Week 3- Wednesday

Monte Carlo Random Sampling

It is a computational technique that simulates complex scenarios and resolves complex problems by using random numbers. In instances where conventional mathematical approaches are impractical it employs numerous iterations of simulation and random sampling to estimate outcomes or probabilities.

Monte Carlo simulation is applied in various fields, including finance, engineering, physics, economics, and more. Common applications include risk assessment, option pricing, project management, and evaluating complex systems.

Week 3- Monday

Resampling Method- Cross Validation

In the field of machine learning, cross-validation is a reliable and popular technique whose mail goal is to increase the predictive model’s precision.
Cross-validation’s main principle is to split the dataset into various subsets, or “folds.” Each fold stands for a unique division of the data.

The process of cross-validation involves the development of many models, each of which is trained on a distinctive combination of these folds while saving one fold for validation. Through this iterative procedure, it is made sure that every piece of data may be used as both a training and validation set.

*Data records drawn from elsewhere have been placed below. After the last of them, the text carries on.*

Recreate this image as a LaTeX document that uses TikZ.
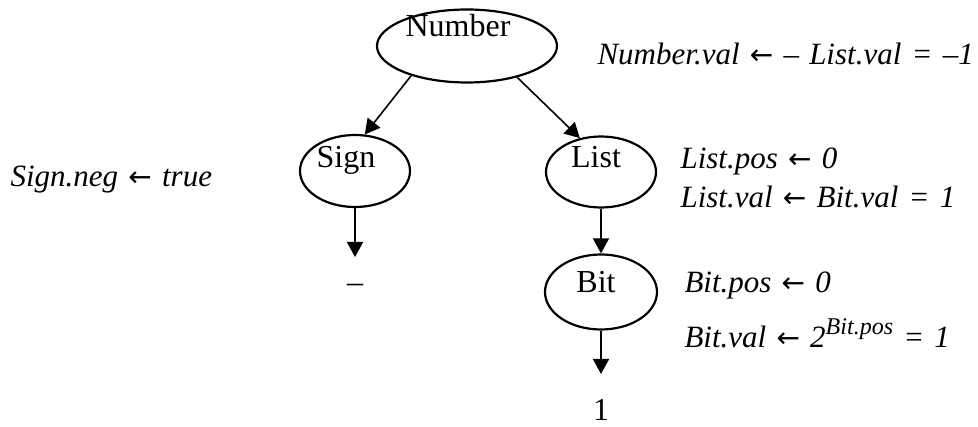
\documentclass[tikz,border=0pt]{standalone}
\usepackage{fontspec}
\setmainfont{Liberation Serif}
\newfontfamily\arrowfont{DejaVu Sans}
\usepackage{tikz}
\usetikzlibrary{shapes.geometric,arrows.meta}

\newcommand{\rulefont}{\itshape\fontsize{31}{36}\selectfont\spaceskip=0.33em\relax}
\tikzset{
  attr/.style={ellipse,draw,line width=2.2pt,inner sep=0pt},
  rule/.style={anchor=base west,font=\rulefont},
  edge/.style={line width=1.6pt,-{Triangle[width=16pt,length=15pt]}},
  leaf/.style={anchor=base,font=\fontsize{32}{36}\selectfont}
}
\newcommand{\supsize}[1]{\raisebox{13pt}{\fontsize{24}{24}\selectfont #1}}
\newcommand{\getsarrow}{{\arrowfont\fontsize{28}{30}\selectfont ←}}

\begin{document}
\begin{tikzpicture}[x=1pt,y=-1pt,font=\fontsize{32}{36}\selectfont]
  \useasboundingbox (0,0) rectangle (978,427);
  % parse tree
  \node[attr,minimum width=180pt,minimum height=73pt,
        label={[xshift=-9pt,yshift=20pt]center:Number}] (num) at (467,46) {};
  \node[attr,minimum width=110pt,minimum height=72pt,
        label={[xshift=-9pt,yshift=10.5pt]center:Sign}] (sign) at (355,171) {};
  \node[attr,minimum width=110pt,minimum height=71pt,
        label={[xshift=-5pt,yshift=14.5pt]center:List}] (list) at (601,172) {};
  \node[attr,minimum width=112pt,minimum height=75pt,
        label={[xshift=-5pt,yshift=9.5pt]center:Bit}] (bit) at (601,292) {};
  \node[leaf] (minus) at (355,293) {--};
  \node[leaf] (one) at (601,421) {1};
  \coordinate (signend) at (355,257);
  \coordinate (bitend) at (601,374);
  \draw[edge] (num.208) -- (sign.75);
  \draw[edge] (num.328) -- (list.122);
  \draw[edge] (sign.south) -- (signend);
  \draw[edge] (list.south) -- (bit.north);
  \draw[edge] (bit.south) -- (bitend);
  % semantic rules
  \node[rule] (rnum) at (594,65) {Number.val \getsarrow{} – List.val = –1};
  \node[rule] (rsign) at (7,187) {Sign.neg \getsarrow{} true};
  \node[rule] (rlpos) at (677,169) {List.pos \getsarrow{} 0};
  \node[rule] (rlval) at (677,208) {List.val \getsarrow{} Bit.val = 1};
  \node[rule] (rbpos) at (681,293) {Bit.pos \getsarrow{} 0};
  \node[rule] (rbval) at (681,348) {Bit.val \getsarrow{} 2\supsize{Bit.pos} = 1};
\end{tikzpicture}
\end{document}
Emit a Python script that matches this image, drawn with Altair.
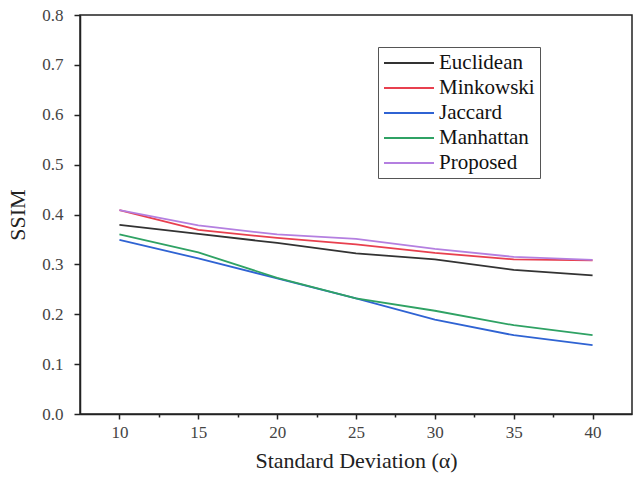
import altair as alt
import pandas as pd

x_vals = [10, 15, 20, 25, 30, 35, 40]
euclidean = [0.379, 0.361, 0.343, 0.322, 0.310, 0.289, 0.278]
minkowski = [0.409, 0.369, 0.353, 0.340, 0.323, 0.310, 0.308]
jaccard = [0.349, 0.312, 0.272, 0.232, 0.189, 0.158, 0.138]
manhattan = [0.360, 0.324, 0.273, 0.232, 0.207, 0.178, 0.158]
proposed = [0.409, 0.378, 0.360, 0.351, 0.331, 0.315, 0.309]

series = ["Euclidean", "Minkowski", "Jaccard", "Manhattan", "Proposed"]
colors = ["#333333", "#e8404f", "#2f63d3", "#2fa264", "#b47fe0"]
values = [euclidean, minkowski, jaccard, manhattan, proposed]

rows = []
for name, vals in zip(series, values):
    for xv, yv in zip(x_vals, vals):
        rows.append({"sd": xv, "ssim": yv, "method": name})
df = pd.DataFrame(rows)

font = "Liberation Serif"

chart = alt.Chart(df).mark_line(strokeWidth=1.8).encode(
    x=alt.X("sd:Q", scale=alt.Scale(domain=[7.5, 42.5], nice=False, zero=False),
            axis=alt.Axis(title="Standard Deviation (α)",
                          values=[10, 12.5, 15, 17.5, 20, 22.5, 25, 27.5, 30, 32.5, 35, 37.5, 40],
                          labelExpr="datum.value % 5 === 0 ? datum.label : ''",
                          tickSize={"condition": {"test": "datum.value % 5 !== 0", "value": 3}, "value": 5},
                          grid=False, labelFontSize=17, titleFontSize=22,
                          labelPadding=5, titlePadding=10)),
    y=alt.Y("ssim:Q", scale=alt.Scale(domain=[0, 0.8], nice=False),
            axis=alt.Axis(title="SSIM", values=[0, 0.1, 0.2, 0.3, 0.4, 0.5, 0.6, 0.7, 0.8],
                          format=".1f", grid=False, labelFontSize=17, titleFontSize=22,
                          tickSize=6, labelPadding=11, titlePadding=12)),
    color=alt.Color("method:N", scale=alt.Scale(domain=series, range=colors),
                    sort=series,
                    legend=alt.Legend(title=None, orient="none", legendX=298, legendY=32,
                                      symbolType="M-1,0H4", symbolStrokeWidth=1.8,
                                      symbolSize=400, labelFontSize=21, labelFont=font,
                                      labelColor="#111111", strokeColor="#555555",
                                      padding=5, rowPadding=4, labelOffset=34,
                                      labelLimit=300)),
).properties(
    width=552, height=399,
    padding={"left": 80, "top": 15, "right": 3, "bottom": 66},
    autosize=alt.AutoSizeParams(type="none"),
).configure_view(
    stroke="#222222", strokeWidth=1.5
).configure_axis(
    labelFont=font, titleFont=font, labelColor="#444444", titleColor="#222222",
    titleFontWeight="normal", domainColor="#222222", domainWidth=1.5,
    tickColor="#222222", tickWidth=1.5
)

chart.save("out.html", embed_options={"renderer": "svg", "actions": False})
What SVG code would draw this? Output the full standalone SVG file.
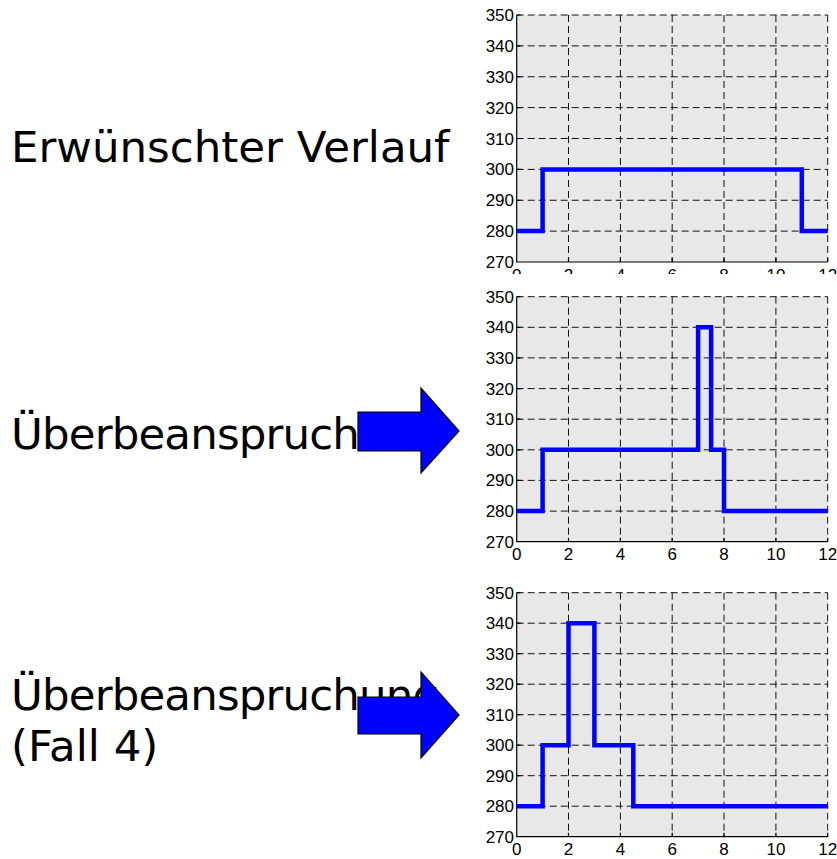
<svg xmlns="http://www.w3.org/2000/svg" width="837" height="859" viewBox="0 0 837 859">
<style>
.lbl{font-family:"DejaVu Sans",Verdana,sans-serif;font-size:43.5px;fill:#000}
.tight{letter-spacing:-0.85px}
.tk{font-family:"Liberation Sans",Arial,sans-serif;font-size:17px;fill:#000}
.yl{text-anchor:end}
.xl{text-anchor:middle}
.bg{fill:#e8e8e8;stroke:none}
.grid{stroke:#111;stroke-width:1;stroke-dasharray:7,4;fill:none}
.axis{stroke:#000;stroke-width:1.2;fill:none}
.data{stroke:#0000ff;stroke-width:4.5;fill:none;stroke-linejoin:miter;stroke-linecap:butt}
.arrow{fill:#0000ff;stroke:#000;stroke-width:1.2;stroke-linejoin:miter}
</style>
<defs>
<clipPath id="clipTop"><rect x="470" y="0" width="367" height="274"/></clipPath>
</defs>
<rect width="837" height="859" fill="#fff"/>

<g id="label1"><text class="lbl" x="11" y="162">Erwünschter Verlauf</text></g>
<g id="label2"><text class="lbl tight" x="11" y="449">Überbeanspruch</text></g>
<g id="label3"><text class="lbl tight" x="11" y="710">Überbeanspruchung</text><text class="lbl" x="11" y="761">(Fall 4)</text></g>

<g id="plot1">
<rect class="bg" x="516.7" y="15" width="311" height="247"/>
<path class="grid" d="M568.5,15V262M620.4,15V262M672.2,15V262M724,15V262M775.9,15V262M827.7,15V262M516.7,231.1H827.7M516.7,200.25H827.7M516.7,169.4H827.7M516.7,138.5H827.7M516.7,107.6H827.7M516.7,76.75H827.7M516.7,45.9H827.7M516.7,15H827.7"/>
<path class="axis" d="M516.7,15V262H827.7M516.7,231.1h4M516.7,200.25h4M516.7,169.4h4M516.7,138.5h4M516.7,107.6h4M516.7,76.75h4M516.7,45.9h4M516.7,15h4M568.5,262v-4M620.4,262v-4M672.2,262v-4M724,262v-4M775.9,262v-4M827.7,262v-4"/>
<path class="data" d="M516.7,231.1H542.6V169.4H801.8V231.1H827.7"/>
<g class="tk yl">
<text x="514" y="21">350</text><text x="514" y="51.9">340</text><text x="514" y="82.8">330</text><text x="514" y="113.6">320</text><text x="514" y="144.5">310</text><text x="514" y="175.4">300</text><text x="514" y="206.3">290</text><text x="514" y="237.1">280</text><text x="514" y="268">270</text>
</g>
<g class="tk xl" clip-path="url(#clipTop)">
<text x="516.7" y="280.5">0</text><text x="568.5" y="280.5">2</text><text x="620.4" y="280.5">4</text><text x="672.2" y="280.5">6</text><text x="724" y="280.5">8</text><text x="775.9" y="280.5">10</text><text x="827.7" y="280.5">12</text>
</g>
</g>

<g id="plot2">
<rect class="bg" x="516.7" y="296.7" width="311" height="245"/>
<path class="grid" d="M568.5,296.7V541.7M620.4,296.7V541.7M672.2,296.7V541.7M724,296.7V541.7M775.9,296.7V541.7M827.7,296.7V541.7M516.7,511.1H827.7M516.7,480.4H827.7M516.7,449.8H827.7M516.7,419.2H827.7M516.7,388.6H827.7M516.7,357.9H827.7M516.7,327.3H827.7M516.7,296.7H827.7"/>
<path class="axis" d="M516.7,296.7V541.7H827.7M516.7,511.1h4M516.7,480.4h4M516.7,449.8h4M516.7,419.2h4M516.7,388.6h4M516.7,357.9h4M516.7,327.3h4M516.7,296.7h4M568.5,541.7v-4M620.4,541.7v-4M672.2,541.7v-4M724,541.7v-4M775.9,541.7v-4M827.7,541.7v-4"/>
<path class="data" d="M516.7,511.1H542.6V449.8H698.1V327.3H711.1V449.8H724V511.1H827.7"/>
<g class="tk yl">
<text x="514" y="302.7">350</text><text x="514" y="333.3">340</text><text x="514" y="363.9">330</text><text x="514" y="394.6">320</text><text x="514" y="425.2">310</text><text x="514" y="455.8">300</text><text x="514" y="486.4">290</text><text x="514" y="517.1">280</text><text x="514" y="547.7">270</text>
</g>
<g class="tk xl">
<text x="516.7" y="560">0</text><text x="568.5" y="560">2</text><text x="620.4" y="560">4</text><text x="672.2" y="560">6</text><text x="724" y="560">8</text><text x="775.9" y="560">10</text><text x="827.7" y="560">12</text>
</g>
</g>

<g id="plot3">
<rect class="bg" x="516.7" y="592.7" width="311" height="244"/>
<path class="grid" d="M568.5,592.7V836.7M620.4,592.7V836.7M672.2,592.7V836.7M724,592.7V836.7M775.9,592.7V836.7M827.7,592.7V836.7M516.7,806.2H827.7M516.7,775.7H827.7M516.7,745.2H827.7M516.7,714.7H827.7M516.7,684.2H827.7M516.7,653.7H827.7M516.7,623.2H827.7M516.7,592.7H827.7"/>
<path class="axis" d="M516.7,592.7V836.7H827.7M516.7,806.2h4M516.7,775.7h4M516.7,745.2h4M516.7,714.7h4M516.7,684.2h4M516.7,653.7h4M516.7,623.2h4M516.7,592.7h4M568.5,836.7v-4M620.4,836.7v-4M672.2,836.7v-4M724,836.7v-4M775.9,836.7v-4M827.7,836.7v-4"/>
<path class="data" d="M516.7,806.2H542.6V745.2H568.5V623.2H594.4V745.2H633.3V806.2H827.7"/>
<g class="tk yl">
<text x="514" y="598.7">350</text><text x="514" y="629.2">340</text><text x="514" y="659.7">330</text><text x="514" y="690.2">320</text><text x="514" y="720.7">310</text><text x="514" y="751.2">300</text><text x="514" y="781.7">290</text><text x="514" y="812.2">280</text><text x="514" y="842.7">270</text>
</g>
<g class="tk xl">
<text x="516.7" y="855">0</text><text x="568.5" y="855">2</text><text x="620.4" y="855">4</text><text x="672.2" y="855">6</text><text x="724" y="855">8</text><text x="775.9" y="855">10</text><text x="827.7" y="855">12</text>
</g>
</g>

<g id="connectors">
<path id="arrow1" class="arrow" d="M358,412H421V388L459,431L421,473V451H358Z"/>
<path id="arrow2" class="arrow" d="M358,697H421V672L459,715L421,758V734H358Z"/>
</g>
</svg>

When working with small datasets, this strategy is quite helpful. In these situations, it enables effective model training and a detailed evaluation of the model’s performance, leading to forecasts that are more accurate.

Although it is feasible to divide the data into two equal groups for training and validation, this approach might not be as successful. It is frequently preferred to use more sophisticated techniques, such as k-fold cross-validation. Here, “k” stands for the quantity of folds, enabling a more thorough evaluation of model performance.

For instance, each fold would contain about 310 examples in a 10-fold cross-validation performed on a dataset like the CDC diabetes dataset, which contains 3100 cases. This method makes sure that each subset accurately represents the complete dataset, improving the evaluation’s rigor and usefulness.

Cross-validation’s main objective is to assess a model’s generalizability in the end. It gives a comprehensive insight of how well the model works with unknown input and may result in model enhancements.

Week 2- Friday

I conducted correlations using the provided data. Utilizing the Python Seaborn module, I visualized the distributions of the diabetes, obesity, and inactivity data.

I’ve also read about kurtosis, which is used to represent how peaked or how much of a distribution is in the tails, as we covered in the lecture.

I was talking to my teammates when we discovered more information regarding the socioeconomic status of various counties on the CDC website. In addition, we discovered information about food surplus. Therefore, based on socioeconomic factors, food surplus, transportation, population, etc., we can categorize counties as Urban and Rural.

I’ll use the Scikit-Learn model and linear regression to try and fix this issue. and will work to include further discoveries.

Week 2 – Wednesday

Kurtosis

From what I understand, Kurtosis is a statistical measure that helps us understand the shape of a probability distribution, or the “peak” and “tail” of a data set. When we plot a graph for the data, it forms a bell shape curve.

Types of Kurtosis

1. Mesokurtic : Kurtosis = 3.0

A mesokurtic distribution is one where the kurtosis is close to zero.

2. Leptokurtic : Kurtosis > 3.0

A leptokurtic distribution has positive kurtosis.

3. Platykurtic : Kurtosis < 3.0

A platykurtic distribution has negative kurtosis.

If a data set has a high kurtosis, that means the distribution has a very sharp peak and heavy tails. In practice, this refers to the data having more extreme values, either exceptionally high or exceptionally low, compared to a normal distribution.

On the opposite side, low kurtosis indicates a smoother, broader distribution with light tails. In this case, the data have fewer extreme values ​​and are more concentrated around the mean.

Week 2- Monday

P-value:

During the class, Professor have explained the concept of p-value which can be summarized as the probability under no effect or null hypothesis, whose result is equal to or more precise than what was actually observed.

The P  in p-value stands for probability and it is a measure of how likely it is that any observed difference value between groups is due to a chance.  In simple terms, it provides you the outcome from your data which will be statistically significant or due to a uneven event.

Conceptual working steps of p-value:

  • Formulating a null hypothesis (H0)
  • Collecting and analyzing data
  • Calculating the p-value 
  • Comparing the p-value to a significance level (A)

-If p-value ≤ A: You reject the null hypothesis. There is evidence to support your alternative hypothesis.

– If p-value > A: You fail to reject the null hypothesis. There is no enough evidence to support your alternative hypothesis.

Linear Regression and Multiple Regression:

If the linear regression is used to predict one dependent variable using one independent variable, then it is called SIMPLE LINEAR REGRESSION. The formula is Y = a + b X , in which Y is dependent, X is independent, b is slope and a is intercept.

If the linear regression is used to predict one dependent variable using two or more independent variable, then it is called MULTIPLE LINEAR REGRESSION. The formula is Y = a + b1X1 + b2X2 + … + bnXn, where Y is dependent, X is independent, a is intercept and b1, b2, etc are the slopes.